Boosting Big Data Security with Threat Intelligence

What is Threat Intelligence?

Threat intelligence involves collecting, analyzing, and leveraging information about potential threats to prevent or mitigate cyber attacks. It encompasses a range of data sources, including open-source intelligence (OSINT), commercial feeds, internal data, and information from threat-sharing communities. This intelligence helps organizations stay informed about the latest threats, understand the tactics, techniques, and procedures (TTPs) used by cybercriminals, and proactively defend against potential attacks.

Threat intelligence is categorized into four main types:

  • Strategic Threat Intelligence: Provides high-level insights into threat actors, their motives, and their potential targets. This type of intelligence is used for making informed business decisions and strategic planning.
  • Tactical Threat Intelligence: Focuses on specific threats and TTPs, offering detailed information on how attacks are carried out. This intelligence helps security teams develop effective countermeasures.
  • Operational Threat Intelligence: Involves real-time data about ongoing attacks, helping organizations respond quickly to immediate threats. This type of intelligence is crucial for incident response.
  • Technical Threat Intelligence: Includes indicators of compromise (IOCs) such as IP addresses, URLs, and file hashes. This intelligence is used to detect and block malicious activities within an organization’s network.

Overview of Big Data Security

Big data security focuses on protecting large datasets from unauthorized access, breaches, and other cyber threats. With the rise of advanced analytics, artificial intelligence, and machine learning, securing big data has become more complex and essential for organizations. Big data environments often involve vast amounts of structured and unstructured data, making traditional security measures inadequate.

Key aspects of big data security include:

  • Data Integrity: Ensuring that data is accurate and has not been tampered with.
  • Data Confidentiality: Protecting data from unauthorized access and ensuring that sensitive information is only accessible to authorized personnel.
  • Data Availability: Ensuring that data is available to users when needed, even during cyber attacks or system failures.
  • Compliance: Adhering to regulatory requirements such as GDPR, HIPAA, and CCPA to protect sensitive information and avoid legal penalties.

Effective big data security requires a multi-layered approach that includes strong encryption, access controls, real-time monitoring, and incident response strategies. By integrating threat intelligence into big data security practices, organizations can enhance their ability to detect and mitigate threats, ensuring the protection of valuable data assets.

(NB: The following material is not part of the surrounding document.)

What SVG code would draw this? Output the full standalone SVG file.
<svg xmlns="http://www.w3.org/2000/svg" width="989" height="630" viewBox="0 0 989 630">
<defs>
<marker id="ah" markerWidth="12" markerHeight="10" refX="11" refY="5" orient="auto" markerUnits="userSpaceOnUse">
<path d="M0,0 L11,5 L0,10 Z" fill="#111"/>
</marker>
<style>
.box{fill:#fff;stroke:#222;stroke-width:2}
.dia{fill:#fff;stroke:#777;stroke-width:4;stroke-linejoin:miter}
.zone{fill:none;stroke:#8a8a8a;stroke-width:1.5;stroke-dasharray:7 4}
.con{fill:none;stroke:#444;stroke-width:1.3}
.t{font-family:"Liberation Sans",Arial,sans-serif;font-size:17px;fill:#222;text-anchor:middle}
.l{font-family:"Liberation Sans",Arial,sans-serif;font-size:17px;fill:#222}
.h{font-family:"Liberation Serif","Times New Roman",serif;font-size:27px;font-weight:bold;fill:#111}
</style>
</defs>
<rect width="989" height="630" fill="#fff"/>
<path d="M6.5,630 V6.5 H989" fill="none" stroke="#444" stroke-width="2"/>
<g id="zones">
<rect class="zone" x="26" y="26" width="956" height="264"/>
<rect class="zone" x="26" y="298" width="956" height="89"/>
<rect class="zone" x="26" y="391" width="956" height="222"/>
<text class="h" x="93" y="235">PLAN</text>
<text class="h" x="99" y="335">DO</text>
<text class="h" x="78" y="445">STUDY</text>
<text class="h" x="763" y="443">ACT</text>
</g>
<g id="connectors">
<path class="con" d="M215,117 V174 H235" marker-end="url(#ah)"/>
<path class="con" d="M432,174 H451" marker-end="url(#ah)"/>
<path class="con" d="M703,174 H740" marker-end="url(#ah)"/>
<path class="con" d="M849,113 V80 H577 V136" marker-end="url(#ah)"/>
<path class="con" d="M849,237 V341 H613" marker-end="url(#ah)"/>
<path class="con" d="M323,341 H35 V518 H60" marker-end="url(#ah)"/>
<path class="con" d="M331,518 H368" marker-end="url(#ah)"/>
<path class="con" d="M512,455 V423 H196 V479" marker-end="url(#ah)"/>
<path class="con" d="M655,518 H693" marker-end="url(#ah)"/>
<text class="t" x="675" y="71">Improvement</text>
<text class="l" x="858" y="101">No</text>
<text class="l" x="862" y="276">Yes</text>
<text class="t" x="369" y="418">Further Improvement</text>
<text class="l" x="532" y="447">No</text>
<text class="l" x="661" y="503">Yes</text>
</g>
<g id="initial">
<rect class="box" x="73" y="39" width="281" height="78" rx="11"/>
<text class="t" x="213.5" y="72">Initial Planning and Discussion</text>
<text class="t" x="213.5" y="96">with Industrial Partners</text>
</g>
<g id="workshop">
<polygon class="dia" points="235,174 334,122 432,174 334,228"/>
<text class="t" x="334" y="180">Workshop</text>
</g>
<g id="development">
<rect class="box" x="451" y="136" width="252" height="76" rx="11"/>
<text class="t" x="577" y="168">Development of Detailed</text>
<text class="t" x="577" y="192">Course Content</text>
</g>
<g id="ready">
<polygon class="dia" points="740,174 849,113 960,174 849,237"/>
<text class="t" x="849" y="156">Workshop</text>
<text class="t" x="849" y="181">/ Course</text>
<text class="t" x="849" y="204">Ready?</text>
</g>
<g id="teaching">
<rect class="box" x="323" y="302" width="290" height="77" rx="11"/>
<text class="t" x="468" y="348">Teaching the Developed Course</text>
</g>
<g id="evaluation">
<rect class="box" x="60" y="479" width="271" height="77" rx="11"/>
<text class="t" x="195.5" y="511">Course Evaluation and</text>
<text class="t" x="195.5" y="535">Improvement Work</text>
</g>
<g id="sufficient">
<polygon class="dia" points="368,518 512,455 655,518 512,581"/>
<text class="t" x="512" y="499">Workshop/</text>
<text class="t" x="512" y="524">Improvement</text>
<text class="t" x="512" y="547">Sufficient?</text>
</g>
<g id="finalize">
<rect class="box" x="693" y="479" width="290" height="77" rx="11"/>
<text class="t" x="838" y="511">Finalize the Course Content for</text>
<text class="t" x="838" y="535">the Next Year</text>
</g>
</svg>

The Intersection of Threat Intelligence and Big Data Security

Integrating threat intelligence with big data security helps organizations detect threats more accurately, respond faster, and stay ahead of cybercriminals. It provides valuable insights into emerging threats and vulnerabilities, enhancing overall security posture. By leveraging threat intelligence, organizations can better understand the threat landscape, anticipate potential attacks, and implement proactive security measures. This intersection ensures that security teams are not just reactive but also predictive, allowing for a more robust defense against cyber threats.

The benefits of combining threat intelligence with big data security include:

  • Enhanced Threat Detection: Identifies threats that traditional security measures might miss by using up-to-date intelligence.
  • Faster Incident Response: Reduces the time it takes to respond to threats by providing real-time data and actionable insights.
  • Improved Risk Management: Helps prioritize security efforts based on the severity and likelihood of potential threats.
  • Proactive Defense: Enables organizations to anticipate and prepare for attacks, rather than merely reacting to them.

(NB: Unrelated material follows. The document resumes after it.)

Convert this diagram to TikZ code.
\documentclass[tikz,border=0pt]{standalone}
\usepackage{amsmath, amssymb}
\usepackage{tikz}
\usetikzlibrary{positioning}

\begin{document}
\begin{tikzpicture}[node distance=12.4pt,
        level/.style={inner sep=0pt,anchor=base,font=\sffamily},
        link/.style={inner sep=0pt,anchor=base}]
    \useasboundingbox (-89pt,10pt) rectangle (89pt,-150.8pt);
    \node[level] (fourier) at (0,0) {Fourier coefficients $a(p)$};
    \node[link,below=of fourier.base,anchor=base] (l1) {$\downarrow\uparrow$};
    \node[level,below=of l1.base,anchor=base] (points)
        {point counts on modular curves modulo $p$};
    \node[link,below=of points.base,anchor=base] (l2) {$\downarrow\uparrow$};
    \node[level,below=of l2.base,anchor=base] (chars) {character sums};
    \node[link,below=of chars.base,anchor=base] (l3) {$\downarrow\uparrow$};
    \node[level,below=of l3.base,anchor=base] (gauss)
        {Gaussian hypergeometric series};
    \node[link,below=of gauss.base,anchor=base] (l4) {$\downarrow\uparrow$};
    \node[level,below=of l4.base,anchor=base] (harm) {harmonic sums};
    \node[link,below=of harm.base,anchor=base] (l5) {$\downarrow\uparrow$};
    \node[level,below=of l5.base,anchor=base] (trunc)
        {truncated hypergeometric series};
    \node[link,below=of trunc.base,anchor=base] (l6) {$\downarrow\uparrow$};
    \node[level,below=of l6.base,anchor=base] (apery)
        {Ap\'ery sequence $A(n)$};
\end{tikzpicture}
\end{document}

Key Components of Threat Intelligence

Types of Threat Intelligence

Understanding the different types of threat intelligence is crucial for effective integration into big data security strategies. Each type serves a unique purpose and provides distinct insights:

  • Strategic Threat Intelligence: Provides high-level insights into threat actors and their motives. This intelligence helps in understanding the broader threat landscape and informs long-term security strategies and policy decisions.
  • Tactical Threat Intelligence: Offers information on specific threats and TTPs (tactics, techniques, and procedures). It is valuable for developing and implementing defensive measures to protect against identified threats.
  • Operational Threat Intelligence: Focuses on real-time data about ongoing attacks. This intelligence is critical for incident response teams to detect and mitigate active threats promptly.
  • Technical Threat Intelligence: Includes indicators of compromise (IOCs) like IP addresses, URLs, and file hashes. It is used for identifying and blocking malicious activities within an organization’s network.

Sources of Threat Intelligence

Effective threat intelligence relies on a variety of sources to provide comprehensive and actionable insights. These sources include:

  • Open-source intelligence (OSINT): Information gathered from publicly available sources, such as news articles, blogs, and social media.
  • Commercial intelligence feeds: Subscription-based services that provide curated threat intelligence from cybersecurity vendors.
  • Internal data sources: Data generated within the organization, such as logs from security information and event management (SIEM) systems.
  • Information sharing and analysis centers (ISACs): Collaborative platforms where organizations share threat intelligence with others in the same industry to improve collective security.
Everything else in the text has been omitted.